Of course, the Court did not go so far as to say that a State could not be sensitive to religious beliefs, however, the Court did make it clear such sensitivity, although desirable, is not mandated by the constitution. Id. at 1606. Moreover, the Court noted that it is not for the federal courts to determine when such sensitivity is appropriate. Id.
In sum, the Employment Division opinion stands for the proposition that "generally applicable, religion-neutral laws that have the effect of burdening a particular religious practice need not be justified by a compelling governmental interest...." Id. at 1604 n. 3.
While I feel constrained to apply the majority's opinion to the instant case, I cannot do this without expressing my profound regret and my own agreement with Justice Blackmun's forceful dissent. Justice Blackmun points out that the majority distorted long-standing precedent to conclude that:
strict scrutiny of a state law burdening the free exercise of religion is a `luxury' that a well-ordered society cannot afford, and that the repression of minority religions is an `unavoidable consequence of democratic government.' I do not believe *560 the Founders thought their dearly bought freedom from religious persecution a `luxury,' but an essential element of liberty and they could not have thought religious intolerance `unavoidable,' for they drafted the Religion Clauses precisely in order to avoid that intolerance. Id. at 1616 (Blackmun, J. dissenting) (citations omitted).
Justice Blackmun feared the impact of the majority's opinion and hoped "that the Court [was] aware of the consequences, and that its result [was] not a product of overreaction to the serious problems the country's drug crisis has generated." Id. (Blackmun, J. dissenting).
One must wonder, as Justice O'Connor did in her concurrence, what is left of Free Exercise jurisprudence when one can attack only laws explicitly aimed at a religious group. "Indeed, few States would be so naive as to enact a law directly prohibiting or burdening a religious practice as such." Id. at 1608 (O'Connor, J. concurring in the judgment).

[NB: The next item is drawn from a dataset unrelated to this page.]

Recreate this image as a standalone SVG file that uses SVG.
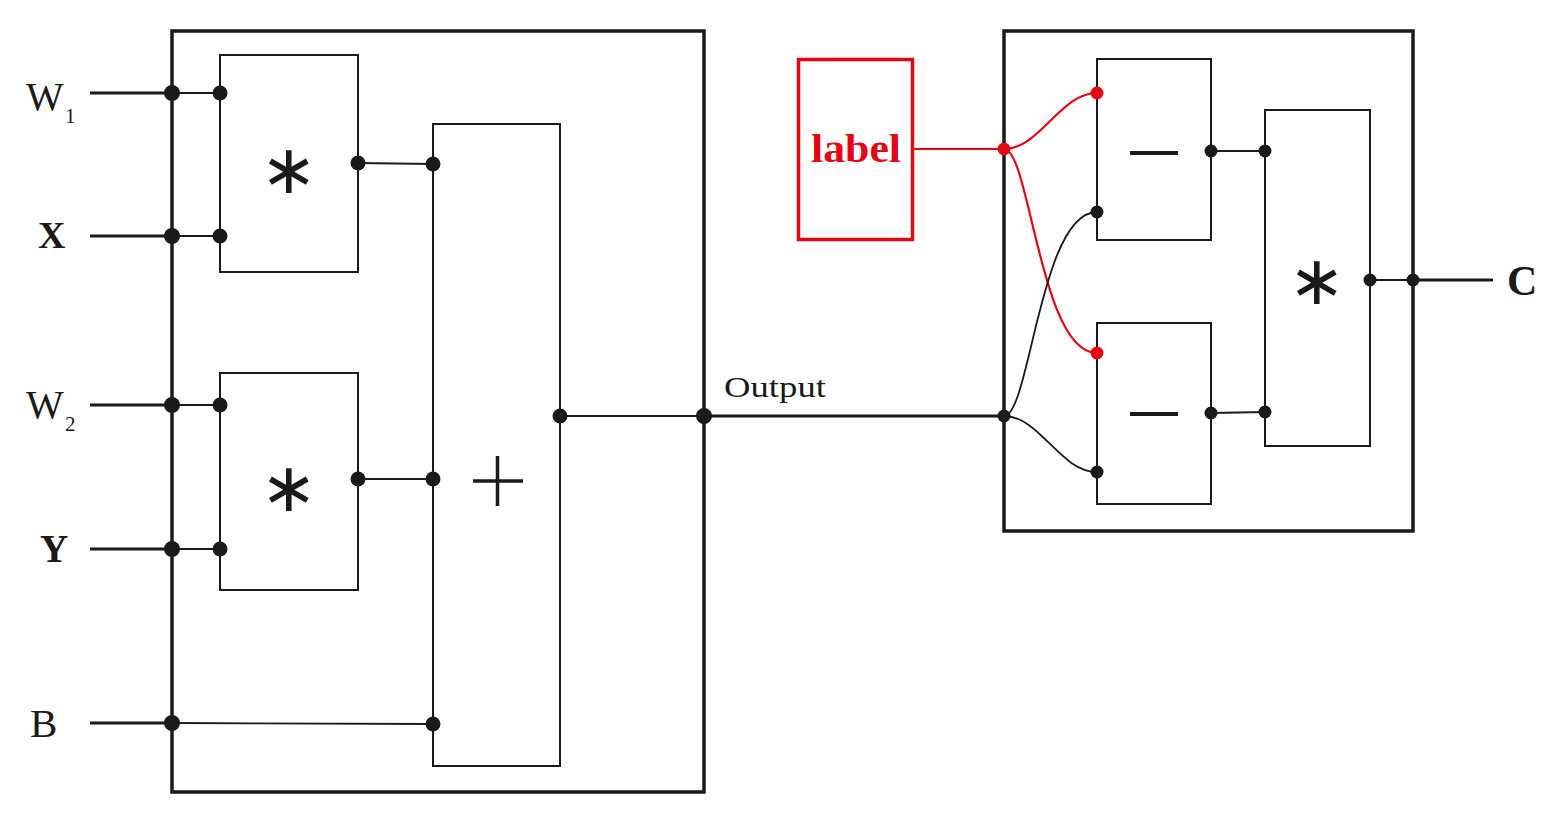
<svg xmlns="http://www.w3.org/2000/svg" width="1560" height="834" viewBox="0 0 1560 834">
<style>
.outer{fill:none;stroke:#1a1a1a;stroke-width:3.5}
.box{fill:none;stroke:#1a1a1a;stroke-width:2}
.wire{fill:none;stroke:#1a1a1a;stroke-width:1.8}
.in{fill:none;stroke:#1a1a1a;stroke-width:3}
.rwire{fill:none;stroke:#e30613;stroke-width:2.2}
.dot{fill:#1a1a1a}
.rdot{fill:#e30613}
.t{font-family:"Liberation Serif","DejaVu Serif",serif;fill:#1a1a1a}
.b{font-weight:bold}
.op{font-family:"DejaVu Sans",sans-serif;fill:#1a1a1a;text-anchor:middle}
</style>
<rect width="1560" height="834" fill="#ffffff"/>
<g id="left-block">
<rect class="outer" x="172" y="31" width="532" height="761"/>
</g>
<g id="mult1">
<rect class="box" x="220" y="55" width="138" height="217"/>
<text class="op" x="289" y="193" font-size="68">∗</text>
</g>
<g id="mult2">
<rect class="box" x="220" y="373" width="138" height="217"/>
<text class="op" x="289" y="511" font-size="68">∗</text>
</g>
<g id="add">
<rect class="box" x="433" y="124" width="127" height="642"/>
<line x1="473" y1="481" x2="523" y2="481" stroke="#1a1a1a" stroke-width="3.5"/>
<line x1="497.5" y1="456" x2="497.5" y2="506" stroke="#1a1a1a" stroke-width="3.5"/>
</g>
<g id="label-node">
<rect x="798.5" y="59.5" width="114" height="180" fill="none" stroke="#e30613" stroke-width="3.5"/>
<text class="t b" x="856" y="162" font-size="40" fill="#e30613" style="fill:#e30613" text-anchor="middle" textLength="90" lengthAdjust="spacingAndGlyphs">label</text>
</g>
<g id="right-block">
<rect class="outer" x="1004" y="31" width="409" height="500"/>
</g>
<g id="sub1">
<rect class="box" x="1097" y="59" width="114" height="181"/>
<line x1="1130" y1="153" x2="1178" y2="153" stroke="#1a1a1a" stroke-width="4"/>
</g>
<g id="sub2">
<rect class="box" x="1097" y="323" width="114" height="181"/>
<line x1="1130" y1="414" x2="1178" y2="414" stroke="#1a1a1a" stroke-width="4"/>
</g>
<g id="mult3">
<rect class="box" x="1265" y="110" width="105" height="336"/>
<text class="op" x="1317" y="304" font-size="68">∗</text>
</g>
<g id="labels">
<text class="t" x="26" y="110" font-size="40">W</text>
<text class="t" x="65" y="123" font-size="21">1</text>
<text class="t b" x="38" y="248" font-size="38">X</text>
<text class="t" x="26" y="418" font-size="40">W</text>
<text class="t" x="65" y="431" font-size="21">2</text>
<text class="t b" x="40" y="562" font-size="39">Y</text>
<text class="t" x="30" y="737" font-size="41">B</text>
<text class="t" x="724" y="397" font-size="29" textLength="102" lengthAdjust="spacingAndGlyphs">Output</text>
<text class="t b" x="1507" y="295" font-size="42">C</text>
</g>
<g id="connectors">
<line class="in" x1="90" y1="93" x2="172" y2="93"/>
<line class="in" x1="90" y1="236" x2="172" y2="236"/>
<line class="in" x1="90" y1="405" x2="172" y2="405"/>
<line class="in" x1="90" y1="549" x2="172" y2="549"/>
<line class="in" x1="90" y1="723" x2="172" y2="723"/>
<line class="wire" x1="172" y1="93" x2="220" y2="93"/>
<line class="wire" x1="172" y1="236" x2="220" y2="236"/>
<line class="wire" x1="172" y1="405" x2="220" y2="405"/>
<line class="wire" x1="172" y1="549" x2="220" y2="549"/>
<line class="wire" x1="172" y1="723" x2="433" y2="724"/>
<line class="wire" x1="358" y1="163" x2="433" y2="164"/>
<line class="wire" x1="358" y1="479" x2="433" y2="479"/>
<line class="wire" x1="560" y1="416" x2="704" y2="416"/>
<line class="in" x1="704" y1="416" x2="1004" y2="416"/>
<line class="rwire" x1="912" y1="149" x2="1004" y2="149"/>
<path class="rwire" d="M1004,149 C1040,149 1060,93 1097,93"/>
<path class="rwire" d="M1004,149 C1030,149 1040,353 1097,353"/>
<path class="wire" d="M1004,416 C1030,416 1040,212 1097,212"/>
<path class="wire" d="M1004,416 C1040,416 1060,472 1097,472"/>
<line class="wire" x1="1211" y1="151" x2="1265" y2="151"/>
<line class="wire" x1="1211" y1="413" x2="1265" y2="412"/>
<line class="wire" x1="1370" y1="280" x2="1413" y2="280"/>
<line class="in" x1="1413" y1="280" x2="1493" y2="280"/>
<circle class="dot" cx="172" cy="93" r="8"/>
<circle class="dot" cx="172" cy="236" r="8"/>
<circle class="dot" cx="172" cy="405" r="8"/>
<circle class="dot" cx="172" cy="549" r="8"/>
<circle class="dot" cx="172" cy="723" r="8"/>
<circle class="dot" cx="220" cy="93" r="7.5"/>
<circle class="dot" cx="220" cy="236" r="7.5"/>
<circle class="dot" cx="220" cy="405" r="7.5"/>
<circle class="dot" cx="220" cy="549" r="7.5"/>
<circle class="dot" cx="358" cy="163" r="7.5"/>
<circle class="dot" cx="358" cy="479" r="7.5"/>
<circle class="dot" cx="433" cy="164" r="7.5"/>
<circle class="dot" cx="433" cy="479" r="7.5"/>
<circle class="dot" cx="433" cy="724" r="7.5"/>
<circle class="dot" cx="560" cy="416" r="7.5"/>
<circle class="dot" cx="704" cy="416" r="8"/>
<circle class="dot" cx="1004" cy="416" r="6.5"/>
<circle class="rdot" cx="1004" cy="149" r="6.5"/>
<circle class="rdot" cx="1097" cy="93" r="6.5"/>
<circle class="rdot" cx="1097" cy="353" r="6.5"/>
<circle class="dot" cx="1097" cy="212" r="6.5"/>
<circle class="dot" cx="1097" cy="472" r="6.5"/>
<circle class="dot" cx="1211" cy="151" r="6.5"/>
<circle class="dot" cx="1211" cy="413" r="6.5"/>
<circle class="dot" cx="1265" cy="151" r="6.5"/>
<circle class="dot" cx="1265" cy="412" r="6.5"/>
<circle class="dot" cx="1370" cy="280" r="6.5"/>
<circle class="dot" cx="1413" cy="280" r="6.5"/>
</g>
</svg>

In the instant case, the Rhode Island statute governing autopsies is a generally applicable law. The law is facially neutral. There is no indication that the law was enacted with any animus toward any religious group. The law's application did profoundly impair the Yangs' religious freedom; however, under Employment Division I can no longer rule that this impairment rises to a constitutional level. Therefore, I do not see any basis for the Yang's first amendment, equal protection or due process claims. Therefore, the opinion published by this Court on January 12, 1990, 728 F. Supp. 845 (D.R.I.1990), cannot stand as precedent; the same is hereby withdrawn and the case is hereby dismissed with prejudice together with all state pendent claims.